Exercise. Copy the data that follows, character for character, minus the pictures.
* * * * *
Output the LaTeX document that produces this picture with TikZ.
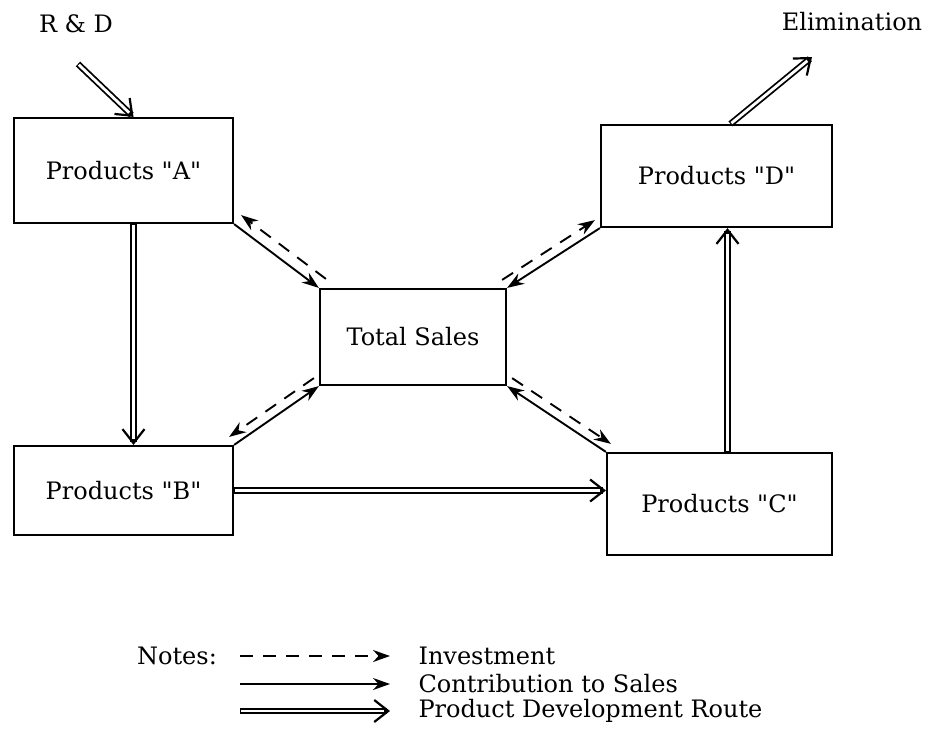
\documentclass[tikz,border=0pt]{standalone}
\usepackage{fontspec}
\usepackage{tikz}
\usetikzlibrary{arrows.meta}
\newfontfamily\diagfont{DejaVu Serif}

\begin{document}
\begin{tikzpicture}[x=1pt,y=-1pt,
    font=\diagfont\fontsize{24}{29}\selectfont,
    prodbox/.style={draw, line width=2.2pt, inner sep=0pt},
    sales/.style={line width=1.9pt, -{Stealth[length=17pt,width=12pt]}},
    invest/.style={line width=1.9pt, dash pattern=on 13pt off 10pt, -{Stealth[length=17pt,width=12pt]}},
    devroute/.style={line width=6.4pt, -{Straight Barb[length=14pt,width=22pt,line width=2.2pt]},
      postaction={draw=white, line width=2.8pt, -, shorten >=6pt, shorten <=1.2pt}}]
      \useasboundingbox (0,0) rectangle (925,728);
      \node[prodbox, minimum width=219pt, minimum height=105pt] (a) at (123.5, 170.5) {Products "A"};
      \node[prodbox, minimum width=219pt, minimum height=89pt] (b) at (123.5, 490.5) {Products "B"};
      \node[prodbox, minimum width=225pt, minimum height=102pt] (c) at (719.5, 504) {Products "C"};
      \node[prodbox, minimum width=231pt, minimum height=102pt] (d) at (716.5, 176) {Products "D"};
      \node[prodbox, minimum width=186pt, minimum height=96pt] (t) at (413, 337) {Total Sales};
      \node (rd) at (76, 24) {R \& D};
      \node (elim) at (852, 22) {Elimination};
      \coordinate (rdin) at (78, 64);
      \coordinate (elimout) at (812, 57);
      \draw [devroute] (rdin) to ([xshift=10pt]a.north);
      \draw [devroute] ([xshift=10pt]a.south) to ([xshift=10pt]b.north);
      \draw [devroute] (b.east) to (b.east -| c.west);
      \draw [devroute] ([xshift=8pt]c.north) to ([xshift=8pt]c.north |- d.south);
      \draw [devroute] ([xshift=14pt]d.north) to (elimout);
      \draw [sales] (a.south east) to (t.north west);
      \draw [sales] (d.south west) to (t.north east);
      \draw [sales] (b.north east) to (t.south west);
      \draw [sales] (c.north west) to (t.south east);
      \draw [invest] ([shift={(7,-9)}]t.north west) to ([shift={(7,-9)}]a.south east);
      \draw [invest] ([shift={(-5,-8)}]t.north east) to ([shift={(-5,-8)}]d.south west);
      \draw [invest] ([shift={(-5,-8)}]t.south west) to ([shift={(-5,-8)}]b.north east);
      \draw [invest] ([shift={(5,-8)}]t.south east) to ([shift={(5,-8)}]c.north west);
      \node (notes) at (177, 656) {Notes:};
      \coordinate (inv1) at (240, 656);
      \coordinate (inv2) at (390, 656);
      \coordinate (con1) at (240, 684);
      \coordinate (con2) at (390, 684);
      \coordinate (dev1) at (240, 711);
      \coordinate (dev2) at (390, 711);
      \draw [invest] (inv1) to (inv2);
      \draw [sales] (con1) to (con2);
      \draw [devroute] (dev1) to (dev2);
      \node[anchor=west] (invtext) at (415, 656) {Investment};
      \node[anchor=west] (context) at (415, 684) {Contribution to Sales};
      \node[anchor=west] (devtext) at (415, 711) {Product Development Route};
    \end{tikzpicture}
\end{document}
* * * * *
Exercise output.
Output the LaTeX document that produces this picture with TikZ.
\documentclass[tikz,border=0pt]{standalone}
\usepackage{fontspec}
\usepackage{tikz}
\usetikzlibrary{arrows.meta}
\newfontfamily\diagfont{DejaVu Serif}

\begin{document}
\begin{tikzpicture}[x=1pt,y=-1pt,
    font=\diagfont\fontsize{24}{29}\selectfont,
    prodbox/.style={draw, line width=2.2pt, inner sep=0pt},
    sales/.style={line width=1.9pt, -{Stealth[length=17pt,width=12pt]}},
    invest/.style={line width=1.9pt, dash pattern=on 13pt off 10pt, -{Stealth[length=17pt,width=12pt]}},
    devroute/.style={line width=6.4pt, -{Straight Barb[length=14pt,width=22pt,line width=2.2pt]},
      postaction={draw=white, line width=2.8pt, -, shorten >=6pt, shorten <=1.2pt}}]
      \useasboundingbox (0,0) rectangle (925,728);
      \node[prodbox, minimum width=219pt, minimum height=105pt] (a) at (123.5, 170.5) {Products "A"};
      \node[prodbox, minimum width=219pt, minimum height=89pt] (b) at (123.5, 490.5) {Products "B"};
      \node[prodbox, minimum width=225pt, minimum height=102pt] (c) at (719.5, 504) {Products "C"};
      \node[prodbox, minimum width=231pt, minimum height=102pt] (d) at (716.5, 176) {Products "D"};
      \node[prodbox, minimum width=186pt, minimum height=96pt] (t) at (413, 337) {Total Sales};
      \node (rd) at (76, 24) {R \& D};
      \node (elim) at (852, 22) {Elimination};
      \coordinate (rdin) at (78, 64);
      \coordinate (elimout) at (812, 57);
      \draw [devroute] (rdin) to ([xshift=10pt]a.north);
      \draw [devroute] ([xshift=10pt]a.south) to ([xshift=10pt]b.north);
      \draw [devroute] (b.east) to (b.east -| c.west);
      \draw [devroute] ([xshift=8pt]c.north) to ([xshift=8pt]c.north |- d.south);
      \draw [devroute] ([xshift=14pt]d.north) to (elimout);
      \draw [sales] (a.south east) to (t.north west);
      \draw [sales] (d.south west) to (t.north east);
      \draw [sales] (b.north east) to (t.south west);
      \draw [sales] (c.north west) to (t.south east);
      \draw [invest] ([shift={(7,-9)}]t.north west) to ([shift={(7,-9)}]a.south east);
      \draw [invest] ([shift={(-5,-8)}]t.north east) to ([shift={(-5,-8)}]d.south west);
      \draw [invest] ([shift={(-5,-8)}]t.south west) to ([shift={(-5,-8)}]b.north east);
      \draw [invest] ([shift={(5,-8)}]t.south east) to ([shift={(5,-8)}]c.north west);
      \node (notes) at (177, 656) {Notes:};
      \coordinate (inv1) at (240, 656);
      \coordinate (inv2) at (390, 656);
      \coordinate (con1) at (240, 684);
      \coordinate (con2) at (390, 684);
      \coordinate (dev1) at (240, 711);
      \coordinate (dev2) at (390, 711);
      \draw [invest] (inv1) to (inv2);
      \draw [sales] (con1) to (con2);
      \draw [devroute] (dev1) to (dev2);
      \node[anchor=west] (invtext) at (415, 656) {Investment};
      \node[anchor=west] (context) at (415, 684) {Contribution to Sales};
      \node[anchor=west] (devtext) at (415, 711) {Product Development Route};
    \end{tikzpicture}
\end{document}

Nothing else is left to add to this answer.